- First Presbyterian Church
- U.S. Historic district – Contributing property
- Location: Uniontown, Alabama
- Coordinates: 32°27′7″N 87°30′51″W﻿ / ﻿32.45194°N 87.51417°W
- Area: 1 acre (0.40 ha)
- Built: 1914
- Architectural style: Gothic
- Part of: Uniontown Historic District (Uniontown, Alabama) (ID00000137)
- Designated CP: February 24, 2000

= First Presbyterian Church (Uniontown, Alabama) =

Historic church in Alabama, United States

First Presbyterian Church is a historic Presbyterian Church in America congregation in Uniontown, Alabama. The church was founded in 1848 as Hopewell Presbyterian Church. In 1853 the church merged with Coffee Spring Cumberland Presbyterian Church, which was also organized in 1848 and was meeting in a building three miles south of Uniontown.
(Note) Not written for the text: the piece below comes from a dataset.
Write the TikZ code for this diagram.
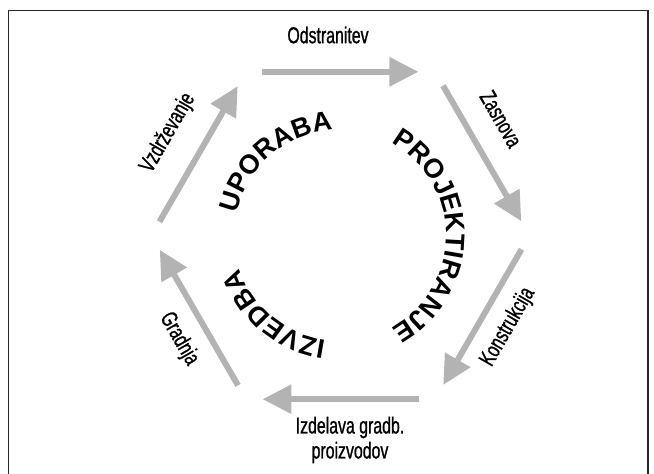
\documentclass[tikz,border=0pt]{standalone}
\usepackage{fontspec}
\usetikzlibrary{arrows.meta,decorations.text}
\newfontfamily\lblfont[FakeStretch=0.69, FakeBold=1]{Liberation Sans}
\newfontfamily\ringfont{Liberation Sans}
\definecolor{flowgray}{RGB}{179,179,179}

\begin{document}
\begin{tikzpicture}[x=1pt, y=1pt,
	flow/.style={draw=flowgray, line width=6pt, shorten <=16pt, shorten >=16.5pt, -{Triangle[length=29pt, width=28pt]}},
	lbl/.style={font=\lblfont\fontsize{23}{25}\selectfont, inner sep=0pt, align=center},
	ring/.style={decorate, decoration={text along path, text align=center, text={|\ringfont\bfseries\fontsize{27}{30}\selectfont|#1}}}]
				\useasboundingbox (-340.5,-238.5) rectangle (313.5,235.5);
				\draw[line width=1.2pt, black!85] (-332,-238.5) -- (-332,225) -- (307.5,225) -- (307.5,-238.5);
				% hexagon corners
				\coordinate (vR) at (189,0);
				\coordinate (vTR) at (94.5,163.7);
				\coordinate (vTL) at (-94.5,163.7);
				\coordinate (vL) at (-189,0);
				\coordinate (vBL) at (-94.5,-163.7);
				\coordinate (vBR) at (94.5,-163.7);
				\draw[flow] (vTL) -- (vTR);
				\draw[flow] (vTR) -- (vR);
				\draw[flow] (vR) -- (vBR);
				\draw[flow] (vBR) -- (vBL);
				\draw[flow] (vBL) -- (vL);
				\draw[flow] (vL) -- (vTL);
				\node[lbl] (odstr) at (-12.5,200.5) {Odstranitev};
				\node[lbl, rotate=-60] (zasn) at (160.5,116.5) {Zasnova};
				\node[lbl, rotate=60] (konstr) at (167.5,-91.5) {Konstrukcija};
				\node[lbl] (izdel) at (9.5,-204.5) {Izdelava gradb.\\proizvodov};
				\node[lbl, rotate=-60] (gradn) at (-161.5,-103.5) {Gradnja};
				\node[lbl, rotate=60] (vzdrz) at (-172.5,102.5) {Vzdrževanje};
				% phases round the ring
				\path[ring=PROJEKTIRANJE] (80:106pt) arc[start angle=80, end angle=-80, radius=106pt];
				\path[ring=UPORABA] (181:106pt) arc[start angle=181, end angle=81, radius=106pt];
				\path[ring=IZVEDBA] (280:106pt) arc[start angle=280, end angle=180, radius=106pt];
			\end{tikzpicture}
\end{document}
In 1854, the congregation moved into their first church building on Green Street. Services were held here for half a century until their current church was built on Water Avenue. The present building was dedicated in 1914. The window in the center of the north wall of the sanctuary is from the previous church. The pulpit chairs in the church are also from the church on Green Street.
The First Presbyterian Church building is listed on the National Register of Historic Places (NRHP), added on February 24, 2000, as a contributing property to the Uniontown Historic District.